I drove to Smiley, dropped the papers off at the post office, and then turned left on 108 to head back to Gonzales. I was in a delicious frame of mind and was thinking of all kinds of different songs and poetry that fit the fireworks of the night sky.

That’s when it hit—the smell that has become so familiar to my midnight rides from Smiley back to Gonzales. About three miles outside of town, the aromatic aroma of Pepé Le Pew filled the night air. Skunks!
They were everywhere in the area. Dead ones on the side of the road, live ones darting across the road, and a plethora of them filling the air with their foul fragrance of fetid stench.

I swear they knew I was coming. They just wait there for me to show up, and when I do, it’s skunk heaven on 108. I think they have scouts posted on Wednesday nights to see who is driving the Inquirer van as it leaves Smiley. I think they radio back to the main mob of stinkers and say, “Naw, it’s not him tonight. Keep your tails down and save it for another night.”

But when they see me coming, it’s a cacophony of glee in Skunkville.

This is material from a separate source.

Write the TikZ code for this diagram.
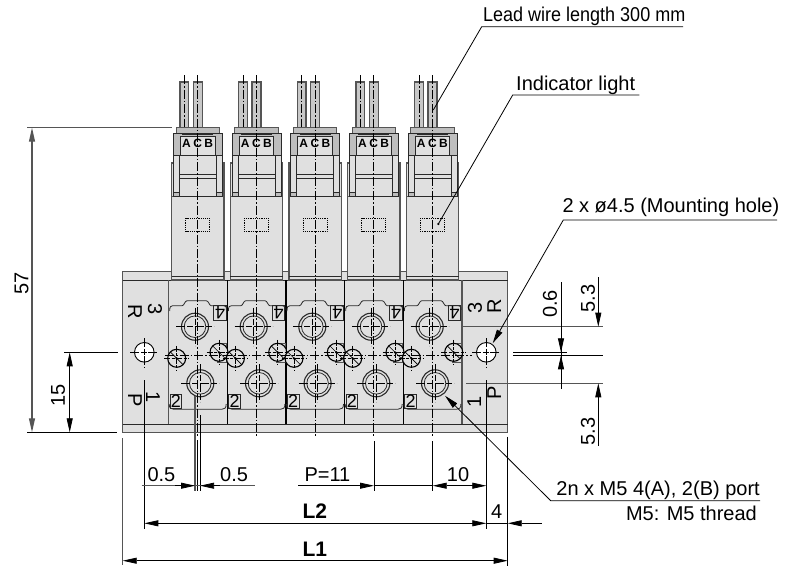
\documentclass[tikz,border=0pt]{standalone}
\usepackage{fontspec}
\setmainfont{Liberation Sans}
\usetikzlibrary{arrows.meta}
\definecolor{partgray}{HTML}{E0E0E0}
\definecolor{darkgray}{HTML}{BEBEBE}
\definecolor{edge}{HTML}{2A2A2A}
\definecolor{dimgray}{HTML}{555555}
\tikzset{
  part/.style={fill=partgray,draw=edge,line width=0.8pt},
  partg/.style={fill=darkgray,draw=edge,line width=0.8pt},
  center line/.style={draw=black,line width=0.6pt,dash pattern=on 9pt off 2pt on 1.5pt off 2pt},
  thin line/.style={draw=black,line width=0.8pt},
  ext line/.style={draw=dimgray,line width=1.1pt},
  dimtip/.style={-{Triangle[length=14pt,width=6pt]}},
  lbl/.style={inner sep=0,font=\fontsize{20}{20}\selectfont},
  leadlbl/.style={inner sep=0,xscale=0.9,font=\fontsize{20}{20}\selectfont},
  blbl/.style={inner sep=0,font=\fontsize{21}{21}\selectfont\bfseries},
  small/.style={inner sep=0,font=\fontsize{12}{12}\selectfont\bfseries},
  portnum/.style={inner sep=0,font=\fontsize{18}{18}\selectfont},
}
\begin{document}
\begin{tikzpicture}[x=1pt,y=-1pt]
\useasboundingbox (0,0) rectangle (792,568);
% manifold
\fill[partgray] (122.7,271.7) rectangle (507.7,432.2);
\draw[draw=dimgray,line width=1.3pt] (122.7,432.2) -- (122.7,271.7) -- (507.7,271.7) -- (507.7,432.2) -- cycle;
\draw[edge,line width=0.8pt] (122.7,424.2) -- (507.7,424.2);
\draw[edge,line width=0.8pt] (122.7,280) -- (507.7,280);
\foreach \x in {168.7,462}{\draw[dimgray,line width=1.2pt] (\x,280) -- (\x,424.2);}
\foreach \x in {227.3,286,344.7,403.3}{\draw[black,line width=1.4pt] (\x,280) -- (\x,424.2);}
% modules
\foreach \c in {197.7,256.4,315,373.7,432.4}{
  \pgfmathsetmacro{\ul}{\c-2.7}
  \pgfmathsetmacro{\ll}{\c+2.6}
  % wires
  \draw[fill=darkgray!70!partgray,draw=dimgray,line width=1.3pt] ({\c-17.7},82) rectangle ({\c-9},127.5);
  \draw[fill=darkgray!70!partgray,draw=dimgray,line width=1.3pt] ({\c-4.4},82) rectangle ({\c+4.6},127.5);
  \draw[center line] ({\c-13.3},75) -- ({\c-13.3},127);
  % body
  \draw[part,draw=dimgray,line width=1.2pt] ({\c-26},163) rectangle ({\c+26.3},196.7);
  \draw[part,draw=dimgray,line width=1.2pt] ({\c-26},196.7) rectangle ({\c+26.3},280);
  \draw[edge,line width=0.9pt] ({\c-26},276.2) -- ({\c+26.3},276.2);
  % clip housing
  \draw[part] ({\c-24.4},155) rectangle ({\c+24.6},196.7);
  \draw[part] ({\c-24.4},155) rectangle ({\c-18.4},196.7);
  \draw[part] ({\c+18.6},155) rectangle ({\c+24.6},196.7);
  \draw[partg] ({\c-24.4},192) rectangle ({\c-18.4},196.7);
  \draw[partg] ({\c+18.6},192) rectangle ({\c+24.6},196.7);
  \draw[part] ({\c-18.4},155) rectangle ({\c+18.6},178.3);
  \draw[edge,line width=1.2pt] ({\c-18.4},174.5) -- ({\c+18.6},174.5);
  % connector
  \draw[partg,draw=dimgray,line width=1pt] ({\c-21.7},127.3) rectangle ({\c+21.6},133.3);
  \draw[partg] ({\c-24.4},133.3) rectangle ({\c+24.6},155);
  \draw[part] ({\c-17.4},136) rectangle ({\c+17.3},155);
  \draw[edge,line width=1.2pt] ({\c-15.5},134.8) -- ({\c+15.5},134.8);
  \node[small] at ({\c-11.3},143.3) {A};
  \node[small] at ({\c},143.3) {C};
  \node[small] at ({\c+11},143.3) {B};
  % indicator window
  \draw[black,line width=0.7pt,dash pattern=on 1.2pt off 1pt] ({\c-12},218) rectangle ({\c+12},231.7);
  % port face outline
  \draw[edge,line width=0.8pt] ({\c-28},311) .. controls ({\c-28},306.5) and ({\c-27},305.7) .. ({\c-25},305.7) -- ({\c-15.5},305.7) .. controls ({\c-13.5},305.7) and ({\c-13},300.7) .. ({\c-10.5},300.7) -- ({\c+8.5},300.7) .. controls ({\c+11},300.7) and ({\c+11.5},305.7) .. ({\c+13.5},305.7) -- ({\c+26},305.7) .. controls ({\c+28},305.7) and ({\c+28.7},306.5) .. ({\c+28.7},310);
  \draw[edge,line width=0.8pt] ({\c-28.5},404) .. controls ({\c-28.5},408) and ({\c-27},409.3) .. ({\c-24},409.3) -- ({\c+24},409.3) .. controls ({\c+27},409.3) and ({\c+28.5},408) .. ({\c+28.5},404);
  \draw[edge,line width=0.8pt] ({\c+15.6},305.7) rectangle ({\c+28.3},320);
  \node[portnum,rotate=180] at ({\c+22.3},313) {4};
  \draw[edge,line width=0.8pt] ({\c-27.7},394.3) rectangle ({\c-16},408.3);
  \node[portnum] at ({\c-21.8},401.3) {2};
  % ports
  \foreach \px/\py in {\ul/326.7,\ll/383.3}{
    \draw[edge,line width=1.1pt] (\px,\py) circle[radius=13.5pt];
    \draw[edge,line width=0.8pt] (\px,\py) circle[radius=10.8pt];
    \draw[black,line width=0.5pt,dash pattern=on 9pt off 2pt on 6pt off 2pt] ({\px-19},\py) -- ({\px+19},\py);
    \draw[black,line width=0.5pt,dash pattern=on 9pt off 2pt on 6pt off 2pt] (\px,{\py-19}) -- (\px,{\py+19});
  }
  % small holes
  \draw[dimgray,line width=0.5pt] ({\c+20},343) rectangle ({\c+28.6},362);
  \foreach \px/\py in {{\c-21}/358.3,{\c+21.3}/352.3}{
    \pgfmathsetmacro{\qx}{\px}
    \draw[black,line width=1.1pt,fill=partgray] (\qx,\py) circle[radius=9pt];
    \draw[black,line width=0.6pt] ({\qx-6.4},{\py-6.4}) -- ({\qx+6.4},{\py+6.4});
    \draw[black,line width=0.6pt,dash pattern=on 6pt off 1.5pt on 3pt off 1.5pt] ({\qx-12.5},\py) -- ({\qx+12.5},\py);
    \draw[black,line width=0.6pt,dash pattern=on 6pt off 1.5pt on 3pt off 1.5pt] (\qx,{\py-12.5}) -- (\qx,{\py+12.5});
    \fill[black] (\qx,\py) circle[radius=1.3pt];
  }
  % centre line
  \draw[center line] (\c,75) -- (\c,437);
}
% central axis
\draw[center line] (165,355.2) -- (472,355.2);
% mounting holes
\foreach \hx/\hn in {144.3/left,486.3/right}{
  \draw[black,line width=0.9pt,fill=white] (\hx,352.3) circle[radius=9.8pt];
  \draw[black,line width=0.6pt,dash pattern=on 9pt off 1.5pt on 6pt off 1.5pt] ({\hx-14},352.3) -- ({\hx+14},352.3);
  \draw[black,line width=0.6pt,dash pattern=on 9pt off 1.5pt on 6pt off 1.5pt] (\hx,338) -- (\hx,366.6);
}
% block labels
\node[lbl,rotate=-90] at (155,309) {3};
\node[lbl,rotate=-90] at (135,311.5) {R};
\node[lbl,rotate=-90] at (153,396.7) {1};
\node[lbl,rotate=-90] at (135,400) {P};
\node[lbl,rotate=90] at (475,308.3) {3};
\node[lbl,rotate=90] at (494.3,306.7) {R};
\node[lbl,rotate=90] at (474.3,401.7) {1};
\node[lbl,rotate=90] at (494.3,393.3) {P};
% left dimensions
\draw[ext line] (27,127.7) -- (171.7,127.7);
\draw[thin line,line width=1pt] (27,432.3) -- (117,432.3);
\draw[thin line] (64,352.3) -- (118,352.3);
\draw[ext line,{Triangle[length=14pt,width=6pt]}-{Triangle[length=14pt,width=6pt]}] (32,127.7) -- (32,432.3);
\draw[thin line,{Triangle[length=14pt,width=6pt]}-{Triangle[length=14pt,width=6pt]}] (69.7,352.3) -- (69.7,432.3);
\node[lbl,rotate=90] at (21.7,283) {57};
\node[lbl,rotate=90] at (58,395) {15};
% right dimensions
\draw[ext line] (461.7,326.7) -- (603.3,326.7);
\draw[ext line] (466,383.3) -- (603.3,383.3);
\draw[thin line,line width=1pt] (513,355.3) -- (603.3,355.3);
\draw[thin line] (513,352.3) -- (566.7,352.3);
\draw[thin line] (561,282.3) -- (561,389);
\draw[thin line,dimtip] (561,330) -- (561,352.3);
\draw[thin line,dimtip] (561,377) -- (561,355.3);
\draw[thin line,dimtip] (598.3,277) -- (598.3,326.7);
\draw[thin line,dimtip] (598.3,446) -- (598.3,383.3);
\node[lbl,rotate=90] at (550,304) {0.6};
\node[lbl,rotate=90] at (588,298.5) {5.3};
\node[lbl,rotate=90] at (588,431.5) {5.3};
% leaders
\coordinate (leadA) at (481.7,26.7);
\coordinate (leadB) at (683,26.7);
\coordinate (leadT) at (433.3,110);
\draw[thin line] (leadB) -- (leadA) -- (leadT);
\node[leadlbl,anchor=base west] at (483,21.7) {Lead wire length 300 mm};
\coordinate (indA) at (512.7,95);
\coordinate (indB) at (639.3,95);
\coordinate (indT) at (438.3,224);
\draw[thin line] (indB) -- (indA) -- (indT);
\fill[black] (indT) circle[radius=1.2pt];
\node[lbl,anchor=base west] at (516,90) {Indicator light};
\coordinate (mntA) at (563.3,220);
\coordinate (mntB) at (777,220);
\coordinate (mntT) at (492.7,343.3);
\draw[thin line,dimtip] (mntB) -- (mntA) -- (mntT);
\node[lbl,anchor=base west] at (562.3,212.7) {2 x ø4.5 (Mounting hole)};
\coordinate (prtA) at (550.7,500.7);
\coordinate (prtB) at (760,500.7);
\coordinate (prtT) at (445,395.7);
\draw[thin line,dimtip] (prtB) -- (prtA) -- (prtT);
\node[lbl,anchor=base east] at (760,495) {2n x M5 4(A), 2(B) port};
\node[lbl,anchor=base east] at (757,520) {M5: M5 thread};
% bottom extension lines
\draw[ext line] (122.7,438) -- (122.7,565);
\draw[thin line] (144.3,380) -- (144.3,529);
\draw[thin line] (486.3,380) -- (486.3,529);
\draw[thin line] (507.7,436.7) -- (507.7,565.5);
\draw[ext line] (195,396) -- (195,491);
\draw[thin line] (197.3,440) -- (197.3,491);
\draw[thin line] (200.1,415) -- (200.1,491);
\draw[thin line] (374,441) -- (374,491);
\draw[thin line] (432.7,441) -- (432.7,491);
% bottom dimensions
\draw[ext line] (141.7,485.7) -- (255,485.7);
\draw[thin line,dimtip] (175,485.7) -- (195,485.7);
\draw[thin line,dimtip] (220,485.7) -- (200.1,485.7);
\draw[thin line,dimtip] (298,485.7) -- (374,485.7);
\draw[thin line] (374,485.7) -- (432.7,485.7);
\draw[thin line,dimtip] (460,485.7) -- (432.7,485.7);
\draw[thin line,dimtip] (460,485.7) -- (486.3,485.7);
\draw[thin line,{Triangle[length=14pt,width=6pt]}-{Triangle[length=14pt,width=6pt]}] (144.3,523.3) -- (486.3,523.3);
\draw[thin line] (486.3,523.3) -- (507.7,523.3);
\draw[thin line,dimtip] (541.7,523.3) -- (507.7,523.3);
\draw[thin line,{Triangle[length=14pt,width=6pt]}-{Triangle[length=14pt,width=6pt]}] (122.7,560.7) -- (507.7,560.7);
\node[lbl,anchor=base west] at (147.3,481) {0.5};
\node[lbl,anchor=base west] at (220,481) {0.5};
\node[lbl,anchor=base west] at (304.3,481.5) {P=11};
\node[lbl,anchor=base west] at (446.7,481.5) {10};
\node[lbl,anchor=base west] at (491,518.3) {4};
\node[blbl,anchor=base west] at (302.3,518.3) {L2};
\node[blbl,anchor=base west] at (302.3,556) {L1};
\end{tikzpicture}
\end{document}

“It’s him—the man himself driving tonight!” goes the report. “Grab the old ladies and pack up the babies we’re going to Stink Out!’’ is their rallying cry.

For over five miles, all I could smell was skunk aroma and watch them moving around the highway. I even imagined them as my own Biblical plague from The Ten Commandments. God didn’t send frogs and locusts my way, he sent skunks. I started to hope that Charlton Heston as Moses would order Joshua to paint skunk blood on the side of my van to ward off the gnarly smelling critters.

That’s when I got to Wrightsboro.

The good news about getting to Wrightsboro is that the skunks were left behind. Like in the movie The Ten Commandments, as the legions of skunks was chasing me north, I asked Moses to collapse the Red Sea on them. I assume he did, because the smell was finally gone.

But then there is Wrightsboro. Why do they call it Wrightsboro? With all the twisting curves in that section of 108 they could have named the town Wrightsboro or Leftsboro and no one would have known the difference. Right-Left, Right-Left, Left-Right: I felt like I was at Camp Pendleton going through short-order drill with a Senior Drill Instructor. First skunks, then short-order drill with the company van at midnight—what was next!

Alas, 97 appeared before me, and I was able to make the delicious right-hand turn toward home. The traffic was light, and the evening sky was aflame with fireworks. All in all, it was a good night until I got home to go to bed.

All I could think about was skunks. The nightmare continues.